The Donkeys Living On The Other Side
(Dead Oceans)I didn’t get off to the best of starts with The Donkeys’ Living on the Other Side. A laid-back album of gentle West Coast pop songs, it had the gross misfortune of earning its first play on a dreary autumnal evening in Sheffield. I remember making a gruff remark about the derivative nature of the music and hitting eject just as Gone Gone Gone’s first verse lazily meandered into the chorus. It would be a full three months before I gave Living on the Other Side another chance.
Of course, I can’t really blame the Sheffield weather. It’s snowing today; my car is caked in ice and the apartment is freezing, but for all their California-isms, The Donkeys sound pretty fantastic right now.
With the exception of few mid-tempo numbers (Walk Through a Cloud, Bye Bye Baby), Living on the Other Side’s tempo is chiefly reminiscent of a lazy afternoon stroll. Listening to Gone Gone Gone I can understand why I brushed the album off prematurely and, crucially, why I was wrong to do so. It sounds effortless, almost shambolically so, and its simplistic guitar licks sound like the sort of thing a studious beginner might come up with. But there’s a certain charm to Gone Gone Gone and it becomes clearer as you immerse yourself in the rest of the record.

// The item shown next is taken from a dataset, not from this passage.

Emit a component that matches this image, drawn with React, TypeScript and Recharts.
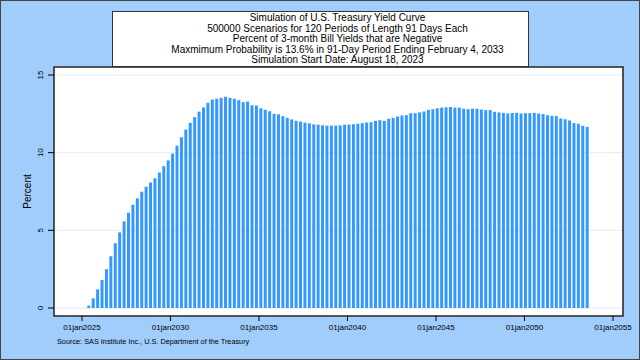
import { BarChart, Bar, XAxis, YAxis, CartesianGrid, ReferenceArea } from 'recharts';

// simulation periods: 91-day windows starting Aug 18, 2023 (bar sits at period end)
const START_DATE = Date.UTC(2023, 7, 18);
const PERIOD_DAYS = 91;
const DAY_MS = 86400000;

// percent of 3-month bill yields that are negative, one value per period (120)
const negativeShare = [
  0, 0, 0, 0, 0, 0, 0.15, 0.62, 1.2, 1.8,
  2.5, 3.33, 4.17, 4.87, 5.58, 6.14, 6.65, 7.06, 7.49, 7.81,
  8.08, 8.35, 8.72, 9.13, 9.5, 9.94, 10.45, 10.99, 11.49, 11.92,
  12.29, 12.64, 12.91, 13.21, 13.42, 13.47, 13.53, 13.6, 13.53, 13.47,
  13.38, 13.25, 13.29, 13.05, 13.04, 12.86, 12.76, 12.67, 12.5, 12.47,
  12.35, 12.24, 12.14, 12.05, 12.0, 11.93, 11.89, 11.82, 11.8, 11.76,
  11.74, 11.74, 11.74, 11.76, 11.8, 11.81, 11.83, 11.86, 11.9, 11.94,
  11.96, 12.05, 12.09, 12.05, 12.18, 12.24, 12.33, 12.39, 12.41, 12.54,
  12.54, 12.59, 12.65, 12.76, 12.8, 12.86, 12.9, 12.92, 12.94, 12.9,
  12.9, 12.83, 12.8, 12.83, 12.83, 12.78, 12.74, 12.74, 12.63, 12.59,
  12.56, 12.52, 12.56, 12.56, 12.52, 12.54, 12.54, 12.56, 12.52, 12.48,
  12.41, 12.37, 12.35, 12.2, 12.15, 12.07, 11.9, 11.86, 11.73, 11.66,
];

const yearTicks = [2025, 2030, 2035, 2040, 2045, 2050, 2055];
const percentTicks = [0, 5, 10, 15];

const titleLines = [
  'Simulation of U.S. Treasury Yield Curve',
  '500000 Scenarios for 120 Periods of Length 91 Days Each',
  'Percent of 3-month Bill Yields that are Negative',
  'Maxmimum Probability is 13.6% in 91-Day Period Ending February 4, 2033',
  'Simulation Start Date: August 18, 2023',
];
const sourceNote = 'Source: SAS Institute Inc., U.S. Department of the Treasury';

const chartData = negativeShare.map((pct, i) => ({
  date: START_DATE + (i + 1) * PERIOD_DAYS * DAY_MS,
  pct,
}));

const X_DOMAIN = [Date.UTC(2023, 5, 4), Date.UTC(2055, 6, 26)];
const Y_DOMAIN = [-0.515, 15.515];
const FONT = '"Liberation Sans", Arial, sans-serif';

function PercentTick({ x, y, payload }: any) {
  return (
    <text
      x={x - 3}
      y={y}
      transform={`rotate(-90, ${x - 3}, ${y})`}
      textAnchor="middle"
      fontSize={8}
      fontFamily={FONT}
      fill="#000"
    >
      {payload.value}
    </text>
  );
}

export default function App() {
  return (
    <div
      style={{
        position: 'absolute',
        left: 0,
        top: 0,
        width: 640,
        height: 360,
        boxSizing: 'border-box',
        border: '1px solid #444',
        background: '#a0cdfc',
        fontFamily: FONT,
        overflow: 'hidden',
      }}
    >
      <div style={{ position: 'absolute', left: -1, top: -1 }}>
        <BarChart
          width={640}
          height={360}
          data={chartData}
          margin={{ top: 67, right: 17, bottom: 0, left: 0 }}
        >
          <CartesianGrid vertical={false} fill="#fff" fillOpacity={1} stroke="#e4ebf2" />
          <XAxis
            dataKey="date"
            type="number"
            domain={X_DOMAIN}
            allowDataOverflow
            ticks={yearTicks.map((yr) => Date.UTC(yr, 0, 1))}
            tickFormatter={(v: number) => `01jan${new Date(v).getUTCFullYear()}`}
            interval={0}
            height={44}
            tickSize={5}
            tickMargin={3}
            axisLine={false}
            tickLine={{ stroke: '#000' }}
            tick={{ fontSize: 8, fontFamily: '"Liberation Sans Narrow", ' + FONT, fill: '#000' }}
          />
          <YAxis
            type="number"
            domain={Y_DOMAIN}
            allowDataOverflow
            ticks={percentTicks}
            width={54}
            tickSize={6}
            axisLine={false}
            tickLine={{ stroke: '#000' }}
            tick={<PercentTick />}
            label={{
              value: 'Percent',
              angle: -90,
              position: 'center',
              fontSize: 10,
              fontFamily: FONT,
              fill: '#000',
            }}
          />
          <Bar dataKey="pct" fill="#3399ff" barSize={3} isAnimationActive={false} />
          <ReferenceArea
            x1={X_DOMAIN[0]}
            x2={X_DOMAIN[1]}
            y1={Y_DOMAIN[0]}
            y2={Y_DOMAIN[1]}
            fill="none"
            stroke="#222"
            strokeWidth={1.5}
          />
        </BarChart>
      </div>
      <div
        style={{
          position: 'absolute',
          left: 111,
          top: 10,
          width: 417,
          height: 56,
          boxSizing: 'border-box',
          background: '#fff',
          border: '1px solid #333',
          textAlign: 'center',
          fontSize: 10,
          lineHeight: '10.6px',
          paddingTop: 1,
          paddingLeft: 34,
          color: '#000',
          whiteSpace: 'nowrap',
        }}
      >
        {titleLines.map((line) => (
          <div key={line}>{line}</div>
        ))}
      </div>
      <div
        style={{
          position: 'absolute',
          left: 56,
          top: 336,
          fontSize: 7.3,
          color: '#000',
          whiteSpace: 'nowrap',
        }}
      >
        {sourceNote}
      </div>
    </div>
  );
}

Walk Through a Cloud, with its shuffling drum intro and melancholy vocal harmonies is a more immediately engaging affair, albeit it one made up of the same basic ingredients. It’s only on Dolphin Center, which aims for epic in the most lethargic manner possible, that the surprising scope of the album is unveiled. There’s also a particularly great pay-off moment at 4:55 when Jessie Gulati’s understated guitar solo eases into the final chorus. If this moment of genius leaves you cold then the Donkeys probably aren’t the band for you.
There are highlights elsewhere, too. The bluesy Downtown Jenny shuffles along with a touch more menace than its predecessors, sounding like a nod to the East Coast; with some artier lyrics, it could almost be a countrified track from The Velvet Underground. Excelsior Lady,which is built around a lively bassline, subtle organ work, and bluesy guitars,also delivers something slightly different, rounding off the album in style.
While Living on the Other Side isn’t a particular complex record, I do think it’s one that requires a couple of listens to fully appreciate. There’s an unassuming depth to many of these tracks that a hasty listener could initially dismiss as easy-listening fluff. Living on the Other Side is so much more than that, though; it has to be one of the stronger overlooked records of 2008.